As far as I see, Glasnow’s changeup and the lack of innings pitched this season would be the two things holding him back from a promotion to Triple-A.

  • Not only did he throw the curveball early in the count, he threw it for strikes. The curveball command has drastically improved from only consistently throwing it in the dirt for swings-and-misses to throwing it in the strike zone for calls looking.

    That is very encouraging to hear.

  • Altoona plays at Akron tonight on the cbssportsnetwork for any pne who likes changing channels.

  • Triple A isn’t a necessity with pitchers of this caliber. Michael Wacha had about 90 innings of minor league time total and he’s been a contributor to one of the strongest pitching teams in the league.
    If Glasnow can help, then let him help.

    • Wacha was also a major college first round draft pick with three plus pitches and great command.

      But other than that, yeah, he and Glasnow are exactly alike.

      • It’s that 3rd pitch that is the big issue…Glasnow has two plus pitches and improving command…its just that lack of a true third pitch, or at least a 3rd pitch that he’s willing to throw.

        • 99% of the time I’d agree, but I think the two pitches Glasnow does have combined with the insane angle he gets out of the hand would be enough to have success *if* he could command the pitches.

          While his *control* is certainly getting better, I haven’t ready any reports that he’s actually better at commanding the ball on any sort of consistent basis.
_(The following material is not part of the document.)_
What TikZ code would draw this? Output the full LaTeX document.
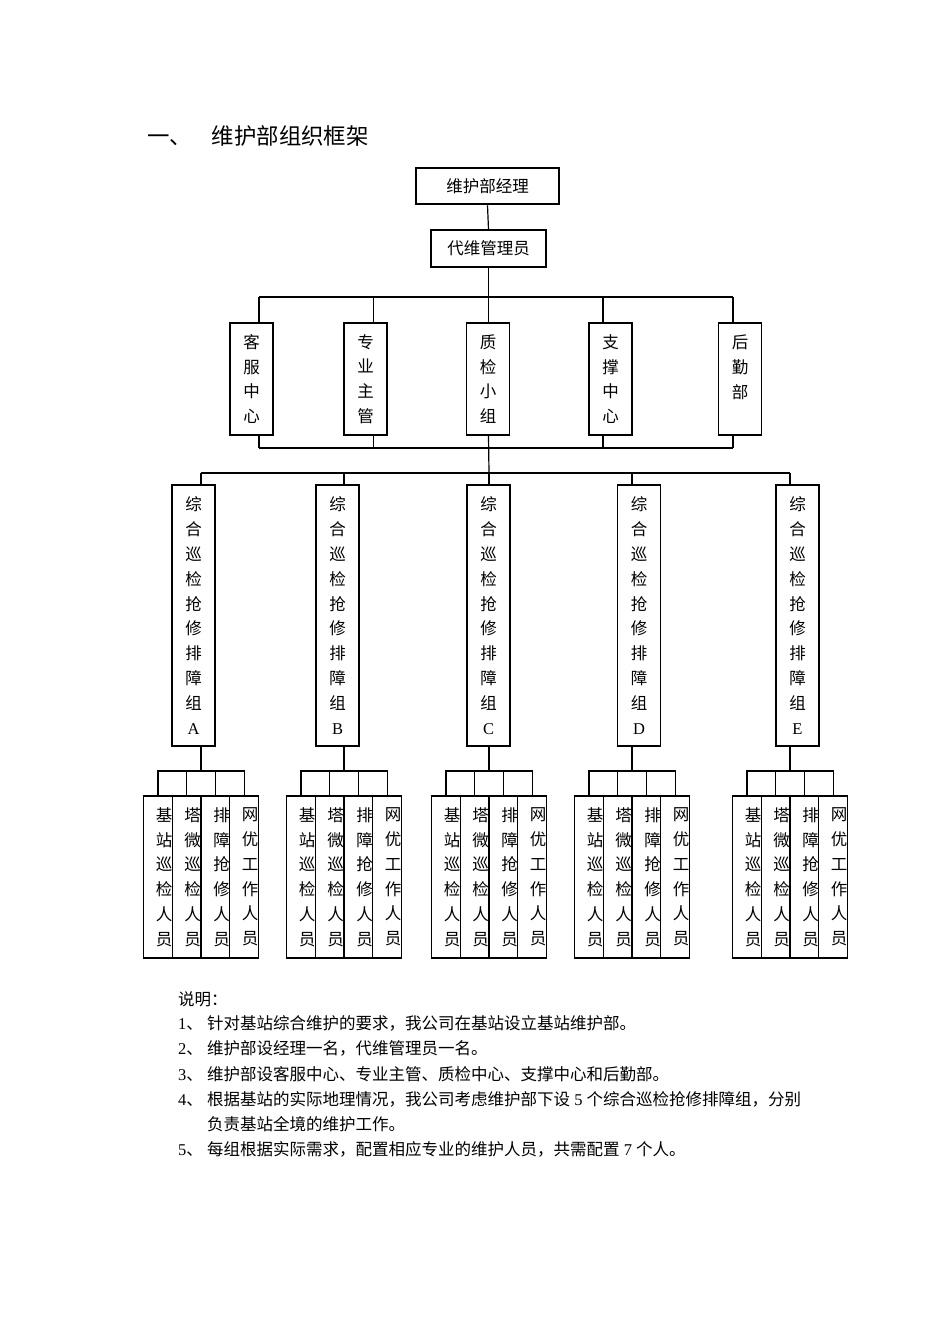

I’d still put his floor as a #4 (league average) with what he has right now, which is awfully aggressive but does speak to how good I think these two pitches are.

          • I agree with you on that NMR. His start Tuesday night was proof of that.

        • The big issue with Glasnow is not the third pitch, but consistent command of his fastball from start to start.

      • Wacha is about 3″ shorter too NMR.

    • I don’t know if you have seen this before, but, he is not ready for MLB yet.

  • Two questions – 1) can they just force you to use the change up 10 times a game for example…….which I thought Bradenton was for and 2) can you improve your change up outside of game situations (in-between starts) or do you have to throw it in a game in order to really gauge it’s effectiveness?

    • He did that a lot last year in Bradenton. But they’ve been focusing on mixing up pitches and knowing when to throw each pitch in Altoona. Hard to do both at the same time.

      • Does the Altoona team not face left handed hitters?

        That, obviously, is when a right handed pitcher should be throwing changeups. Assuming my question was rhetorical, the whole “knowing when to throw each pitch” logic is an excuse (not yours, mind you).

        They clearly seem to be having trouble getting Glasnow to listen.

        • It sounds like he’s too afraid of getting hit, which doesn’t sound good.

          • Could be…but more likely (IMO) he’s like any number of ultra-competitive stud pitching prospects over the years who would rather get good results than develop into a more complete pitcher. Takes a lot of maturity to *accept* doing worse now so that you can be better in the future.

            The reason the Pirates send players down to extended to truly work through flaws is that game competition is the absolute worst time to make adjustments. It’s only human nature to revert back to what is comfortable, and it sometimes takes thousands of reps for a legitimate change to feel that way.

          • I’ve always, always respected the hell out of Gerrit Cole for how he handled his time being developed. We all see the fire inside him, and it’s quite obvious that he wasn’t in all-out win mode while progressing through the system. Luckily he was smart enough and mature enough to see that what he was doing back then would get the results he’s seeing now.

        • Other teams seem to resort to calling their guys up and have them knocked around a bit to make them realize they need to learn the change. I like the Bucs’ approach better, hopefully it will work on Glasnow.

  • Any info on Moroff? Why hasn’t he played last couple of games?

    • Sean McCool
      July 23, 2015 2:18 pm

      No info on him as of right now. He deferred to Manager Tom Prince after the game when I asked about it, and Prince stuck with it being a “manager’s decision”.

    • Three possible answers.

      1. He has a minor injury.

      2. He is being disciplined for some side issue.

      3. He is a part of a trade that is in the works.

      I like 3, personally. He probably has serious trade value right now, as a 21 year old middle infielder raking AA pitching.

  • Well I guess I will check out that changeup as I am headed to Akron on sunday to watch the Curve. Looking forward to seeing Glasnow and Bell in person.

  • Tyler, some advice for you…Just throw the damn changeup more and get your promotion. It IS ok if the opponents put the ball in play…that’s OK. You don’t have to have a 1.02 WHIP forever.

  • Why not ditch the windup altogether and just throw from the stretch on all pitches? For a guy his size it has to be hard to get all the parts synced together to execute the windup. What does the windup add any way? Deception? Velocity?

    • Sean McCool
      July 23, 2015 2:06 pm

      I hadn’t seen any problems out of the windup this before Tuesday. I’ll chalk it up to some strange game situations, start time, and Glasnow just plain old feeling off.

    • I wonder if there are or have been any successful pro starting pitchers that throw from the stretch all the time. I know there are some relievers that do. Tony Watson and Jared Hughes come to mind. I don’t catch a ton of games out here in Delaware but from the games I’ve seen I’ve never seen either throw from the windup.

  • power pitchers need a 2 seem fast ball a 4 seam fast ball and a curve ball or slider. they can work the curve as a change of pace pitch by adding and subtracting speed, if they choose. Its hard for power pitchers to throw a good change up with some fade to them because they have so much arm speed.tyler’s change up is 86-88 mph with no fade, it should be 84 tops and dive or fade away from lefties. but many power pitchers only throw change ups 5-8% of the time. ask a young aj burnett or Mr cole.